資産目録の作成手順(12)20万円以上の財産の記載方法

前述したように、ローンが残っている場合はその「所有者」として登録されているローン会社や販売店が独占的にその車やバイクを処分する権限を有していますから、ローン会社や販売店が自己破産の手続き前に引き揚げてしまえるわけです。

しかし、ローンが残っていない場合は、その車やバイクは自己破産する人の財産であり、自己破産する人の財産は全ての債権者が平等に配当を受けるべきものですから、特定の債権者が引き揚げて売却するということはできません。

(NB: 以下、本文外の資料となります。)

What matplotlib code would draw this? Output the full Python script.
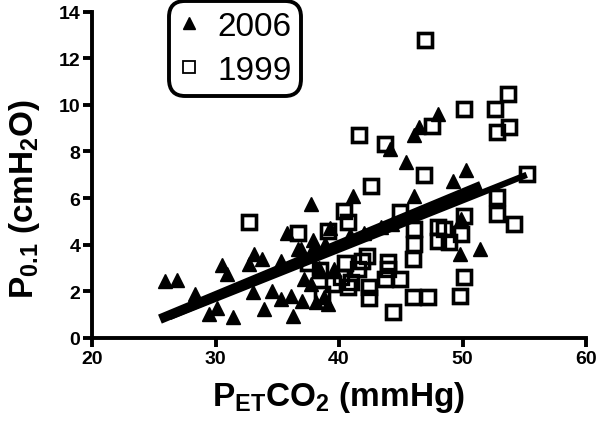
import matplotlib
matplotlib.use("Agg")
import matplotlib.pyplot as plt
import numpy as np

plt.rcParams['font.family'] = ['Liberation Sans', 'DejaVu Sans']
plt.rcParams['mathtext.fontset'] = 'custom'
plt.rcParams['mathtext.rm'] = 'Liberation Sans:bold'
plt.rcParams['mathtext.bf'] = 'Liberation Sans:bold'
plt.rcParams['mathtext.it'] = 'Liberation Sans:bold'

# 2006 (triangles)
x2006 = [25.9, 26.9, 29.5, 30.1, 31.4, 30.5, 30.9, 32.7, 33.1, 33.8, 35.3, 35.8,
         36.7, 33.9, 35.3, 36.1, 36.3, 33.0, 36.9, 38.0, 38.9, 37.7, 41.1, 37.0,
         38.1, 38.8, 39.1, 37.2, 37.7, 39.6, 46.1, 49.2, 50.3, 48.0, 46.5, 46.1,
         44.1, 45.4, 49.8, 51.4, 49.9, 40.9, 39.3, 37.9, 43.4, 44.3, 42.0, 38.4,
         34.6, 28.3]
y2006 = [2.45, 2.5, 1.05, 1.3, 0.9, 3.13, 2.75, 3.18, 3.6, 3.4, 3.3, 4.5,
         3.8, 1.25, 1.67, 1.8, 0.95, 1.97, 3.8, 3.96, 4.03, 5.75, 6.1, 1.6,
         1.54, 1.76, 1.46, 2.53, 2.3, 2.96, 6.1, 6.75, 7.2, 9.6, 9.04, 8.7,
         8.1, 7.55, 3.6, 3.8, 5.1, 4.4, 4.7, 4.2, 4.76, 4.9, 4.5, 3.0,
         2.0, 1.9]

# 1999 (open squares)
x1999 = [32.7, 36.7, 42.6, 40.4, 39.1, 40.7, 42.3, 44.0, 40.2, 41.0, 42.4, 42.4,
         44.0, 44.4, 40.7, 41.5, 46.9, 44.9, 50.1, 48.0, 48.5, 49.9, 48.0, 48.9,
         46.1, 46.0, 44.9, 43.7, 50.1, 46.0, 47.2, 49.8, 46.1, 50.1, 47.5, 41.6,
         43.7, 47.0, 53.7, 52.6, 52.8, 53.8, 55.2, 52.8, 52.8, 54.2, 38.5, 39.5,
         38.6, 37.5, 40.5, 41.9]
y1999 = [4.96, 4.5, 6.5, 5.46, 4.6, 4.97, 3.5, 3.25, 2.6, 2.4, 2.2, 1.7,
         2.96, 1.1, 2.2, 2.96, 6.97, 5.4, 5.25, 4.75, 4.68, 4.46, 4.18, 4.1,
         4.03, 3.39, 2.53, 2.53, 2.6, 1.76, 1.76, 1.8, 4.68, 9.8, 9.1, 8.7,
         8.3, 12.76, 10.47, 9.8, 8.84, 9.05, 7.04, 6.05, 5.3, 4.9, 2.9, 2.3,
         1.9, 3.2, 3.2, 3.3]

# regression lines: [x_start, x_end], slope, intercept
fit2006_x = [25.5, 51.5]
fit2006_coef = [0.22, -4.8]
fit1999_x = [26.3, 55.2]
fit1999_coef = [0.211, -4.65]

fig = plt.figure(figsize=(6, 4.27), dpi=100)
ax = fig.add_axes([92 / 600, 1 - 339 / 427, (586 - 92) / 600, (339 - 12.5) / 427])

ax.plot(x2006, y2006, linestyle='none', marker='^', ms=10, color='black', zorder=3)
ax.plot(x1999, y1999, linestyle='none', marker='s', ms=10, mfc='white',
        mec='black', mew=2.4, zorder=2)
ax.plot(x1999, y1999, linestyle='none', marker='s', ms=10, mfc='none',
        mec='black', mew=2.4, zorder=4)

fx = np.array(fit2006_x)
ax.plot(fx, np.polyval(fit2006_coef, fx), color='black', lw=7,
        solid_capstyle='butt', zorder=5)
fx = np.array(fit1999_x)
ax.plot(fx, np.polyval(fit1999_coef, fx), color='black', lw=4.5,
        solid_capstyle='butt', zorder=5)

ax.set_xlim(20, 60)
ax.set_ylim(0, 14)
ax.set_xticks([20, 30, 40, 50, 60])
ax.set_yticks(range(0, 15, 2))
for s in ['top', 'right']:
    ax.spines[s].set_visible(False)
for s in ['left', 'bottom']:
    ax.spines[s].set_linewidth(2.8)
ax.tick_params(axis='both', width=2.8, length=6.5, labelsize=14, pad=2)
for lab in ax.get_xticklabels() + ax.get_yticklabels():
    lab.set_fontweight('bold')

ax.set_xlabel(r'P$_{ET}$CO$_2$ (mmHg)', fontsize=24, fontweight='bold', va='center')
ax.set_ylabel(r'P$_{0.1}$ (cmH$_2$O)', fontsize=24, fontweight='bold', va='center')
ax.xaxis.set_label_coords(0.5, -0.178)
ax.yaxis.set_label_coords(-0.136, 0.43)

h1, = ax.plot([], [], linestyle='none', marker='^', ms=8, color='black')
h2, = ax.plot([], [], linestyle='none', marker='s', ms=8, mfc='white',
              mec='black', mew=1.3)
leg = ax.legend([h1, h2], ['2006', '1999'], loc='upper left',
                bbox_to_anchor=(172 / 600, 1 - 5 / 427),
                bbox_transform=fig.transFigure, borderaxespad=0,
                fontsize=24, handlelength=0.6, handletextpad=0.55,
                labelspacing=0.4, borderpad=0.2, fancybox=True,
                framealpha=1, edgecolor='black')
leg.get_frame().set_linewidth(2.8)
leg.get_frame().set_boxstyle('round', pad=0.1, rounding_size=0.5)

fig.savefig('out.png', dpi=100)
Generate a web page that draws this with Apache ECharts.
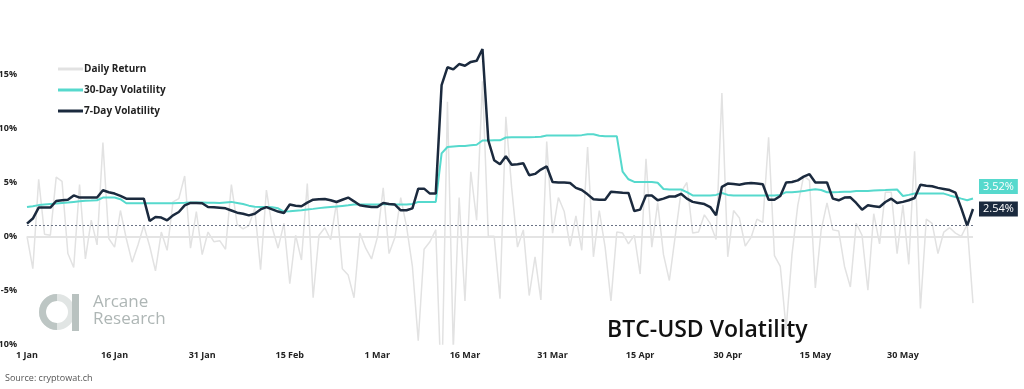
<!DOCTYPE html>
<html><head><meta charset="utf-8">
<script src="https://cdn.jsdelivr.net/npm/echarts@6/dist/echarts.min.js"></script>
<style>html,body{margin:0;padding:0;background:#fff}#c{width:1024px;height:389px}</style>
</head><body><div id="c"></div>
<script>
// Daily dates: 1 Jan 2020 .. 11 Jun 2020
const startDate = '2020-01-01';
const dayCount = 163;
const monthNames = ['Jan','Feb','Mar','Apr','May','Jun','Jul','Aug','Sep','Oct','Nov','Dec'];
const yTicks = [-10, -5, 0, 5, 10, 15];

const dailyReturn = [0,-3.0,5.3,0.2,0.1,5.5,5.1,-1.6,-2.9,4.8,-2.1,1.5,-0.8,8.7,-0.2,-1.0,2.4,-0.2,-2.4,-0.8,
1.0,-0.9,-3.2,0.4,-1.3,3.2,3.5,5.6,-1.1,2.3,-1.7,0.4,-0.5,-0.4,-1.2,4.8,1.1,0.7,1.0,2.6,
-3.1,4.3,0.8,-1.1,1.2,-4.4,0.1,-2.2,4.9,-5.7,0.1,0.8,-0.3,3.1,-3.0,-3.6,-5.7,0.3,-1.1,-2.1,
-0.1,4.5,-1.6,-0.1,3.6,0.9,-2.8,-9.7,-1.2,-0.5,0.6,-15,12.5,-10.5,3.6,-6.0,6.0,1.5,14.4,0,
0,-5.8,11.1,4.5,-1.0,0.6,-5.5,-1.9,-5.9,8.8,0.3,3.6,2.3,-0.9,1.9,-1.3,8.3,-1.9,2.4,-1.0,
-6.0,0.4,0.3,-0.7,0.1,-3.5,7.2,-1.0,3.1,-1.7,-4.1,0,4.1,5.0,0.3,0.4,2.0,1.2,-0.3,13.3,
-1.9,2.4,1.7,-0.9,-0.1,1.6,1.3,9.2,-1.8,-2.8,-8.6,-1.7,2.9,5.6,5.2,-4.8,0.6,3.1,0.6,0.5,
-2.8,-4.7,1.2,0.1,-5.0,2.1,-0.7,4.1,4.1,-1.6,2.9,-2.6,7.9,-6.7,1.6,1.2,-1.6,0.4,0.8,0.3,
0,1.1,-6.2];

const vol30 = [2.72,2.8,2.9,2.95,3.0,3.05,3.1,3.15,3.2,3.25,3.3,3.32,3.35,3.6,3.6,3.6,3.45,3.07,3.07,3.07,
3.07,3.07,3.07,3.07,3.07,3.08,3.1,3.12,3.15,3.15,3.15,3.13,3.12,3.1,3.15,3.2,3.1,3.0,2.85,2.75,
2.72,2.72,2.7,2.6,2.3,2.32,2.38,2.42,2.5,2.55,2.62,2.68,2.72,2.76,2.82,2.88,2.95,2.96,2.96,2.96,
2.96,2.97,2.97,2.96,2.95,2.96,3.0,3.2,3.2,3.2,3.2,7.7,8.3,8.35,8.38,8.4,8.45,8.5,8.9,8.9,
8.92,8.92,9.18,9.2,9.2,9.2,9.2,9.22,9.25,9.37,9.37,9.37,9.37,9.37,9.37,9.4,9.49,9.49,9.35,9.3,
9.3,9.3,6.0,5.3,5.05,5.05,5.05,5.05,4.98,4.4,4.35,4.35,4.35,4.1,3.8,3.8,3.8,3.8,3.85,4.03,
3.85,3.8,3.8,3.8,3.8,3.8,3.8,3.8,3.8,3.85,4.1,4.1,4.15,4.2,4.3,4.37,4.3,4.1,4.1,4.12,
4.15,4.15,4.2,4.2,4.22,4.25,4.28,4.3,4.33,4.35,3.75,3.85,3.97,3.97,3.97,3.97,3.97,3.97,3.8,3.66,
3.5,3.35,3.52];

const vol7 = [1.18,1.65,2.67,2.67,2.67,3.28,3.35,3.4,3.8,3.6,3.6,3.6,3.6,4.28,4.1,3.97,3.75,3.5,3.5,3.5,
3.5,1.43,1.8,1.74,1.49,1.95,2.26,2.88,3.1,3.1,3.07,2.72,2.7,2.65,2.6,2.4,2.2,2.1,1.95,2.1,
2.5,2.72,2.5,2.3,2.17,2.95,2.85,2.79,3.13,3.4,3.45,3.47,3.35,3.19,3.4,3.6,3.25,2.88,2.8,2.72,
2.72,3.1,3.0,2.95,2.42,2.42,2.6,4.43,4.43,3.97,3.97,14.05,15.7,15.5,16.0,15.85,16.2,16.3,17.4,8.9,
7.07,6.7,7.44,6.65,6.7,6.78,5.67,5.8,6.2,6.5,5.05,5.0,5.0,4.96,4.5,4.3,3.9,3.45,3.4,3.4,
4.15,4.1,4.05,4.03,2.35,2.48,3.8,3.8,3.35,3.5,3.7,3.7,3.95,3.5,3.2,3.1,3.0,2.72,1.95,4.6,
4.9,4.85,4.8,4.9,4.96,4.9,4.84,3.4,3.4,3.75,5.0,5.05,5.2,5.55,5.77,5.0,5.0,5.0,3.5,3.35,
3.6,3.62,3.1,2.48,2.88,2.8,2.72,3.19,3.5,3.1,3.2,3.35,3.56,4.8,4.7,4.65,4.5,4.4,4.3,4.06,
2.6,1.0,2.54];

const categories = [];
(function(){
  const d0 = new Date(startDate + 'T00:00:00Z');
  for (let i = 0; i < dayCount; i++) {
    const d = new Date(d0.getTime() + i * 86400000);
    categories.push(d.getUTCDate() + ' ' + monthNames[d.getUTCMonth()]);
  }
})();

const TEAL = '#56d9cd';
const NAVY = '#1b2a3e';
const GRAY = '#e2e2e2';
const FONT = '"Open Sans", "Noto Sans", sans-serif';

const chart = echarts.init(document.getElementById('c'), null, {renderer: 'canvas'});
chart.setOption({
  backgroundColor: '#ffffff',
  animation: false,
  textStyle: {fontFamily: FONT},
  grid: {left: 27, right: 51, top: 21, bottom: 45, containLabel: false, outerBoundsMode: 'none'},
  legend: {
    orient: 'vertical', left: 53, top: 57, icon: 'rect', itemWidth: 25, itemHeight: 3, itemGap: 7,
    textStyle: {fontFamily: FONT, fontSize: 10, fontWeight: 'bold', color: '#222', padding: [0,0,0,-4], lineHeight: 14},
    data: ['Daily Return', '30-Day Volatility', '7-Day Volatility']
  },
  xAxis: {
    type: 'category', data: categories, boundaryGap: false,
    axisLine: {show: false, onZero: false}, axisTick: {show: false},
    axisLabel: {interval: 14, fontFamily: FONT, fontSize: 9, fontWeight: 'bold', color: '#222', margin: 7},
    splitLine: {show: false}
  },
  yAxis: {
    type: 'value', min: -10, max: 20, interval: 5,
    axisLine: {show: false}, axisTick: {show: false}, splitLine: {show: false},
    axisLabel: {showMaxLabel: false, formatter: v => yTicks.indexOf(v) >= 0 ? v + '%' : '', fontFamily: FONT, fontSize: 9, fontWeight: 'bold', color: '#222', margin: 10}
  },
  series: [
    {
      name: 'Daily Return', type: 'line', data: dailyReturn, showSymbol: false, clip: true,
      lineStyle: {color: GRAY, width: 1.5}, itemStyle: {color: GRAY}, z: 1,
      markLine: {
        silent: true, symbol: 'none', label: {show: false},
        data: [
          {yAxis: 0, lineStyle: {color: '#e4e4e4', width: 2, type: 'solid'}},
          {yAxis: 1, lineStyle: {color: '#6a7385', width: 1, type: [2, 2]}}
        ]
      }
    },
    {
      name: '30-Day Volatility', type: 'line', data: vol30, showSymbol: false,
      lineStyle: {color: TEAL, width: 2}, itemStyle: {color: TEAL}, z: 3,
      endLabel: {show: true, formatter: p => p.value.toFixed(2) + '%', backgroundColor: TEAL, color: '#fff',
        fontFamily: FONT, fontSize: 11, padding: [2, 4, 2, 4], distance: 6, offset: [0, -12]}
    },
    {
      name: '7-Day Volatility', type: 'line', data: vol7, showSymbol: false,
      lineStyle: {color: NAVY, width: 2.5}, itemStyle: {color: NAVY}, z: 4,
      endLabel: {show: true, formatter: p => p.value.toFixed(2) + '%', backgroundColor: NAVY, color: '#fff',
        fontFamily: FONT, fontSize: 11, padding: [2, 4, 2, 4], distance: 6, offset: [0, 0]}
    }
  ],
  graphic: [
    {type: 'text', left: 607, top: 319, style: {text: 'BTC-USD Volatility', font: '600 23px "Open Sans", sans-serif', fill: '#111'}},
    {type: 'text', left: 5, top: 374, style: {text: 'Source: cryptowat.ch', font: '9px "Open Sans", sans-serif', fill: '#555'}},
    {type: 'ring', shape: {cx: 57, cy: 312, r: 18, r0: 11}, style: {fill: '#e1e5e4'}},
    {type: 'sector', shape: {cx: 57, cy: 312, r: 18, r0: 11, startAngle: Math.PI / 2, endAngle: Math.PI * 1.5, clockwise: true}, style: {fill: '#bdc6c4'}},
    {type: 'rect', shape: {x: 72, y: 294, width: 7, height: 37}, style: {fill: '#b9c2c0'}},
    {type: 'text', left: 93, top: 294, style: {text: 'Arcane', font: '17px "Open Sans", sans-serif', fill: '#aeb6b5'}},
    {type: 'text', left: 93, top: 311, style: {text: 'Research', font: '17px "Open Sans", sans-serif', fill: '#aeb6b5'}}
  ]
});
</script>
</body></html>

そこで、裁判所が取り上げて、競売に掛けて売却するということになります。

 

裁判所が取り上げるのは「自己破産の申立書を裁判所に提出し、破産管財人が選任された後」

前述したように、ローンが残っていない車やバイクは裁判所が取り上げることになりますが、実際に裁判所が車を取り上げるのは、自己破産の申立書を裁判所に提出し、破産管財人が選任された後、ということになります。

同時廃止と破産管財事件 – 破産管財人が選任される場合とは?

もっと正確に言うと、自己破産の申立書を裁判所に提出し、裁判所で破産管財人が選任されてその破産管財人が競売手続を行い、競売の落札者が確定した後、ということになります。

ただし、競売手続きが終わるまで取り上げられないとはいっても、その車やバイクを使用することはできません。

その車やバイクを運転して、もし事故を起こして壊してしまうと、「財産」を失うことになります。

自己破産の申立を行うと、自分が持っている資産は全て「債権者の資産」となりますから、「債権者の資産」を棄損するような行為はしてはならないので、自己破産の申し立てをした後は、たとえ取り上げられる前であっても使用できないということになります。

なお、通常は車やバイクは競売が終わるまで自宅に保管したままにしておくことが多いですが、例えば「自宅の車庫が壊れかけていてそのままだと屋根がつぶれて車が壊れてしまう」、とか「大型台風が接近していて駐車場に置いておいたら壊れてしまう」というような場合には、破産管財人が別の駐車場などを借りて保管する場合もあり得ます。